Many families know how beneficial the unconditional love of a well-cared-for pet can be. Of course, while kids tend to think only of all the good parts of having a pet, parents know a lot of patience, time, and effort are also necessary. While involving kids in raising and caring for a pet is great, it’s ultimately up to the parents to make sure the experience is positive and that a pet receives the care they need for their entire lives.
For parents on the fence about welcoming a pet into their home, here are a number of benefits of doing so you might not have considered.
Why are pets so important to humans?
There are many reasons that pets are so important to humans. Pets, especially dogs, offer a number of health benefits, ranging from lowering our risk of heart attacks and strokes to alleviating stress and anxiety. They also offer invaluable companionship and unconditional love.
What types of pets are suitable for kids of different ages?
Before bringing a new family member home, many parents ask themselves what the best pet for a child is, especially based on their age. While different kids may be able to handle certain pets at varying times, in general, children under 10 can handle different pets than can those over that age.
- Children under 10: Children under the age of ten are generally less capable of handling and taking care of pets than older children. Birds, reptiles, and guinea pigs may be good choices for kids in this age range because they don’t have to be handled as frequently. Dogs and cats can do well in families with young children, but parents should be cautious about adopting small, fragile dogs or cats if they have very young or particularly rambunctious children.
- Children over 10: Dogs and cats make wonderful family pets, but parents should teach their children of any age how to best treat pets of any size. Rabbits are also a good and relatively popular pet choice for kids on the older side, as they are very loving and bond with their humans, but require a fair amount of care and can startle or injure themselves easily.
While age is an important factor, so is a child’s individual personality. Even if you have a young child, if they’re calm, they may be capable of handling a more fragile pet, like a small dog. Or, even if they’re older, they may have a lot of energy and need a companion to match their activity level.
When adopting an adult pet, it’s also important to consult with the staff at a rescue or shelter to see if that pet is good with kids. Rescue pets especially come from a variety of backgrounds, and not all will do well with children of any age.
How do pets contribute to children’s physical, social, and emotional development?
Pets not only offer love but can actually contribute to children’s development in a number of ways, including:
- Social and emotional development: Nurturing a pet helps children practice empathy, compassion, and caregiving skills. In fact, children with pets display improved impulse control, social skills, and self-esteem. What’s more, a family pet may build bonds within your family: Sharing the love and care of a family pet forges a common bond among siblings.

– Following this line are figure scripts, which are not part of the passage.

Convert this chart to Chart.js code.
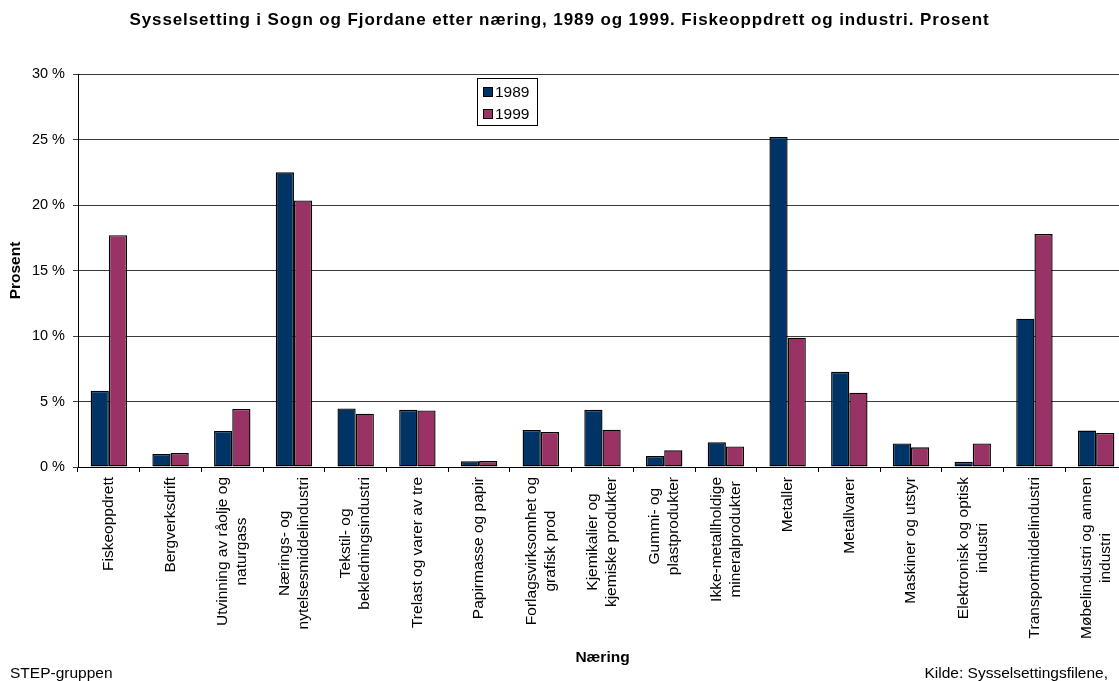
<!DOCTYPE html>
<html>
<head>
<meta charset="utf-8">
<script src="https://cdn.jsdelivr.net/npm/chart.js@4/dist/chart.umd.min.js"></script>
<style>
  html, body { margin: 0; padding: 0; background: #fff; overflow: hidden; width: 1119px; height: 681px; }
  body { position: relative; font-family: "Liberation Sans", Arial, sans-serif; color: #000; }
  #wrap { position: absolute; left: 0; top: 0; width: 1127px; height: 681px; }
  #titre { position: absolute; left: 0; top: 10px; width: 1119px; text-align: center; font-weight: bold; font-size: 17px; line-height: 20px; letter-spacing: 0.9px; }
  .pied { position: absolute; top: 664px; font-size: 15.5px; line-height: 18px; }
</style>
</head>
<body>
<div id="wrap"><canvas id="graph"></canvas></div>
<div id="titre">Sysselsetting i Sogn og Fjordane etter næring, 1989 og 1999. Fiskeoppdrett og industri. Prosent</div>
<div class="pied" style="left:10px">STEP-gruppen</div>
<div class="pied" style="right:11px">Kilde: Sysselsettingsfilene,</div>
<script>
// catégories (næringer), une ligne par ligne de texte
const naeringer = [
  ['Fiskeoppdrett'],
  ['Bergverksdrift'],
  ['Utvinning av råolje og', 'naturgass'],
  ['Nærings- og', 'nytelsesmiddelindustri'],
  ['Tekstil- og', 'bekledningsindustri'],
  ['Trelast og varer av tre'],
  ['Papirmasse og papir'],
  ['Forlagsvirksomhet og', 'grafisk prod'],
  ['Kjemikalier og', 'kjemiske produkter'],
  ['Gummi- og', 'plastprodukter'],
  ['Ikke-metallholdige', 'mineralprodukter'],
  ['Metaller'],
  ['Metallvarer'],
  ['Maskiner og utstyr'],
  ['Elektronisk og optisk', 'industri'],
  ['Transportmiddelindustri'],
  ['Møbelindustri og annen', 'industri']
]

// valeurs en %
const prosent1989 = [5.82, 0.99, 2.75, 22.5, 4.47, 4.37, 0.43, 2.82, 4.37, 0.84, 1.88, 25.2, 7.27, 1.80, 0.40, 11.32, 2.78]
const prosent1999 = [17.7, 1.07, 4.43, 20.35, 4.07, 4.32, 0.45, 2.67, 2.85, 1.27, 1.57, 9.87, 5.67, 1.50, 1.80, 17.78, 2.6]

const aarstall = ['1989', '1999']
const farger = ['#003366', '#993366']
const yTicks = [0, 5, 10, 15, 20, 25, 30]

const police = '"Liberation Sans", Arial, sans-serif'

// étiquettes de l'axe x : tournées, lignes centrées entre elles
const etiquettesX = {
  id: 'etiquettesX',
  afterDraw(chart) {
    const ctx = chart.ctx
    const xAxe = chart.scales.x
    const haut = chart.chartArea.bottom + 10
    const pas = 19
    ctx.save()
    ctx.font = '15.5px ' + police
    ctx.fillStyle = '#000'
    ctx.textAlign = 'center'
    ctx.textBaseline = 'middle'
    for (let i = 0; i < naeringer.length; i++) {
      let lignes = naeringer[i]
      let largeur = 0
      for (let l of lignes) largeur = Math.max(largeur, ctx.measureText(l).width)
      ctx.save()
      ctx.translate(xAxe.getPixelForValue(i), haut)
      ctx.rotate(-Math.PI / 2)
      for (let k = 0; k < lignes.length; k++) {
        ctx.fillText(lignes[k], -largeur / 2, (k - (lignes.length - 1) / 2) * pas)
      }
      ctx.restore()
    }
    ctx.restore()
  }
}

// légende encadrée dans la zone du graphique
const legendeBoite = {
  id: 'legendeBoite',
  afterDraw(chart) {
    const ctx = chart.ctx
    const g = chart.chartArea.left + 399
    const h = chart.chartArea.top + 4
    ctx.save()
    ctx.strokeStyle = '#000'
    ctx.lineWidth = 1
    ctx.fillStyle = '#fff'
    ctx.fillRect(g, h, 60, 47)
    ctx.strokeRect(g + 0.5, h + 0.5, 60, 47)
    ctx.font = '15.5px ' + police
    ctx.textBaseline = 'middle'
    chart.data.datasets.forEach((ds, k) => {
      ctx.fillStyle = ds.backgroundColor
      ctx.fillRect(g + 6, h + 9 + k * 22, 10, 10)
      ctx.strokeRect(g + 6.5, h + 9.5 + k * 22, 9, 9)
      ctx.fillStyle = '#000'
      ctx.fillText(ds.label, g + 18, h + 15 + k * 22)
    })
    ctx.restore()
  }
}

new Chart(document.getElementById('graph'), {
  type: 'bar',
  data: {
    labels: naeringer,
    datasets: [
      {
        label: aarstall[0],
        data: prosent1989,
        backgroundColor: farger[0],
        borderColor: '#000',
        borderWidth: 1.4,
        borderSkipped: false,
        categoryPercentage: 0.59,
        barPercentage: 1
      }, {
        label: aarstall[1],
        data: prosent1999,
        backgroundColor: farger[1],
        borderColor: '#000',
        borderWidth: 1.4,
        borderSkipped: false,
        categoryPercentage: 0.59,
        barPercentage: 1
      }
    ]
  },
  options: {
    responsive: true,
    maintainAspectRatio: false,
    animation: false,
    layout: { padding: { top: 74, left: 0, right: 0, bottom: 0 } },
    plugins: {
      legend: { display: false },
      tooltip: { enabled: false },
      title: { display: false }
    },
    scales: {
      x: {
        grid: { drawOnChartArea: false, drawTicks: true, tickLength: 5, color: '#000', offset: true },
        border: { color: '#000', width: 1 },
        ticks: { display: false },
        title: {
          display: true,
          text: 'Næring',
          color: '#000',
          font: { family: police, size: 15.5, weight: 'bold' },
          padding: { top: 0, bottom: 14 }
        },
        afterFit(scale) { scale.height = 214 }
      },
      y: {
        min: 0,
        max: 30,
        afterBuildTicks(scale) { scale.ticks = yTicks.map(v => ({ value: v })) },
        grid: { color: '#3a3a3a', lineWidth: 1, tickLength: 5 },
        border: { color: '#000', width: 1 },
        ticks: {
          padding: 8,
          color: '#000',
          font: { family: police, size: 14.5 },
          callback: v => v + ' %'
        },
        title: {
          display: true,
          text: 'Prosent',
          color: '#000',
          font: { family: police, size: 15.5, weight: 'bold' },
          padding: { top: 6, bottom: 0 }
        },
        afterFit(scale) { scale.width = 78 }
      }
    }
  },
  plugins: [etiquettesX, legendeBoite]
})
</script>
</body>
</html>
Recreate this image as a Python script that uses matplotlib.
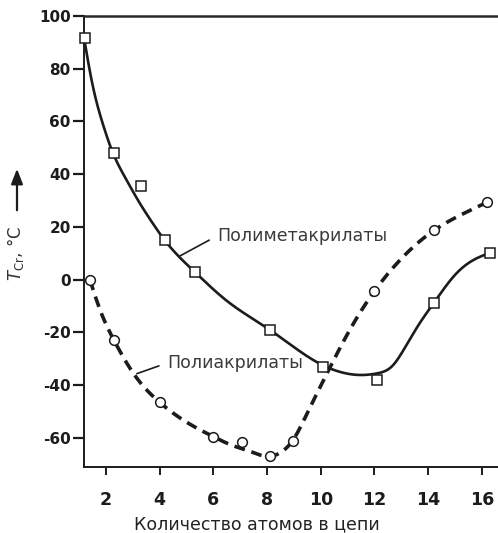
import numpy as np
import matplotlib
matplotlib.use("Agg")
import matplotlib.pyplot as plt
from matplotlib.patches import FancyArrowPatch

plt.rcParams['font.family'] = ['DejaVu Sans']

# Measured glass-transition temperatures vs. number of atoms in the side chain
pma_x = [1.2, 2.3, 3.3, 4.2, 5.3, 8.1, 10.1, 12.1, 14.2, 16.3]
pma_y = [91.5, 48, 35.4, 15, 3, -19, -33, -38, -9, 10]

pa_x = [1.4, 2.3, 4.0, 6.0, 7.05, 8.1, 8.95, 12.0, 14.2, 16.2]
pa_y = [0, -23, -46.5, -59.5, -61.6, -67, -61, -4.3, 19, 29.4]

# Knots of the hand-drawn trend curves
pma_curve_x = [1.21, 1.39, 1.58, 1.89, 2.26, 2.7, 3.2, 3.7, 4.2, 5.3, 6.5, 8.1, 10.05,
               10.7, 11.4, 12.1, 12.7, 13.0, 13.6, 14.2, 15.05, 15.8, 16.25]
pma_curve_y = [90, 79.5, 70.2, 58.8, 48, 39, 30, 22, 14.8, 3, -8, -19, -32.3,
               -34.9, -36.1, -35.5, -32.3, -28, -17.8, -8.9, 2.4, 8.1, 10]

pa_curve_x = [1.4, 1.78, 2.3, 3.02, 4.0, 5.0, 6.0, 6.7, 7.4, 8.1, 8.5,
              8.95, 9.5, 10.28, 11.08, 12.0, 13.0, 14.2, 15.2, 16.2]
pa_curve_y = [0, -11.5, -23, -35.5, -46.5, -54, -59.5, -62.8, -65.2, -67, -65.5,
              -61, -50.5, -34.5, -19, -4.3, 8, 18.6, 24.5, 29.4]

x_ticks = [2, 4, 6, 8, 10, 12, 14, 16]
y_ticks = [-60, -40, -20, 0, 20, 40, 60, 80, 100]

label_pma = "Полиметакрилаты"
label_pa = "Полиакрилаты"
x_label = "Количество атомов в цепи"


def natural_spline(xs, ys, n=600):
    """Natural cubic spline y(x) through the given knots."""
    x = np.asarray(xs, float)
    y = np.asarray(ys, float)
    k = len(x)
    h = np.diff(x)
    A = np.zeros((k, k))
    r = np.zeros(k)
    A[0, 0] = A[-1, -1] = 1.0
    for i in range(1, k - 1):
        A[i, i - 1] = h[i - 1]
        A[i, i] = 2 * (h[i - 1] + h[i])
        A[i, i + 1] = h[i]
        r[i] = 6 * ((y[i + 1] - y[i]) / h[i] - (y[i] - y[i - 1]) / h[i - 1])
    m = np.linalg.solve(A, r)
    xx = np.linspace(x[0], x[-1], n)
    idx = np.clip(np.searchsorted(x, xx) - 1, 0, k - 2)
    x0, x1 = x[idx], x[idx + 1]
    hh = x1 - x0
    a = (x1 - xx) / hh
    b = (xx - x0) / hh
    yy = (a * y[idx] + b * y[idx + 1]
          + ((a ** 3 - a) * m[idx] + (b ** 3 - b) * m[idx + 1]) * hh ** 2 / 6)
    return xx, yy


ink = "#1c1c1c"
W, H = 498, 533
fig = plt.figure(figsize=(W / 100, H / 100), dpi=100)
ax = fig.add_axes([84 / W, 1 - 467 / H, 1 - 84 / W, (467 - 16) / H])

ax.set_xlim(1.18, 16.6)
ax.set_ylim(-71, 100)

cx, cy = natural_spline(pma_curve_x, pma_curve_y)
ax.plot(cx, cy, color=ink, lw=1.9, solid_capstyle='round', zorder=2)
dx, dy = natural_spline(pa_curve_x, pa_curve_y)
ax.plot(dx, dy, color=ink, lw=2.6, dashes=(3.0, 1.9), zorder=2)

ax.plot(pma_x, pma_y, ls='none', marker='s', ms=6.5, mfc='white',
        mec=ink, mew=1.1, zorder=3, clip_on=False)
ax.plot(pa_x, pa_y, ls='none', marker='o', ms=7, mfc='white',
        mec=ink, mew=1.1, zorder=3, clip_on=False)

# Leader lines and curve labels
ax.annotate(label_pma, xy=(4.75, 9.0), xytext=(6.13, 16.6),
            fontsize=12.5, color="#3a3a3a", va='center', ha='left',
            arrowprops=dict(arrowstyle='-', color=ink, lw=1.2, relpos=(0, 0.5),
                            shrinkA=4, shrinkB=0))
ax.annotate(label_pa, xy=(3.15, -35.6), xytext=(4.27, -31.6),
            fontsize=12.5, color="#3a3a3a", va='center', ha='left',
            arrowprops=dict(arrowstyle='-', color=ink, lw=1.2, relpos=(0, 0.5),
                            shrinkA=4, shrinkB=0))

ax.set_xticks(x_ticks)
ax.set_yticks(y_ticks)
ax.set_xticklabels([str(v) for v in x_ticks], fontweight='bold', fontsize=12.5, color=ink)
ax.set_yticklabels([str(v) for v in y_ticks], fontweight='bold', fontsize=11, color=ink)
ax.tick_params(axis='x', direction='out', length=6, width=1.4, pad=11, colors=ink)
ax.tick_params(axis='y', direction='out', length=8, width=1.6, pad=1.5, colors=ink)

for side in ('left', 'bottom'):
    ax.spines[side].set_linewidth(1.4)
    ax.spines[side].set_color(ink)
ax.spines['top'].set_linewidth(1.8)
ax.spines['top'].set_color("#2a2a2a")
ax.spines['right'].set_visible(False)

fig.text(257 / W, 1 - 524 / H, x_label, ha='center', va='center',
         fontsize=12.5, color="#222222")

# Axis title with upward arrow
fig.text(15 / W, 1 - 253 / H, r"$\it{T}_{\rm Cr}$, °C", rotation=90,
         ha='center', va='center', fontsize=12, color="#333333")
fig.add_artist(FancyArrowPatch(
    (17 / W, 1 - 213 / H), (17 / W, 1 - 166 / H), transform=fig.transFigure,
    arrowstyle='-|>,head_length=9,head_width=3.5', color=ink, lw=1.6,
    mutation_scale=1))

fig.savefig("out.png", dpi=100)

- Physical health benefits: Pets are also good for children’s (and adult pet parents’) physical health. Research shows that children who grow up in homes with pets have less risk of developing common allergies and asthma, and playing with dogs may help lower blood pressure. Kids with pets get outside more to go for walks, run, and play – and enjoy all the associated health benefits of those activities.
- Mental health benefits: Cuddling a pet reduces stress, loneliness, and anxiety.
- Academic benefits: There may also be academic benefits associated with having pets. For example, emerging readers often feel more comfortable reading aloud to a pet.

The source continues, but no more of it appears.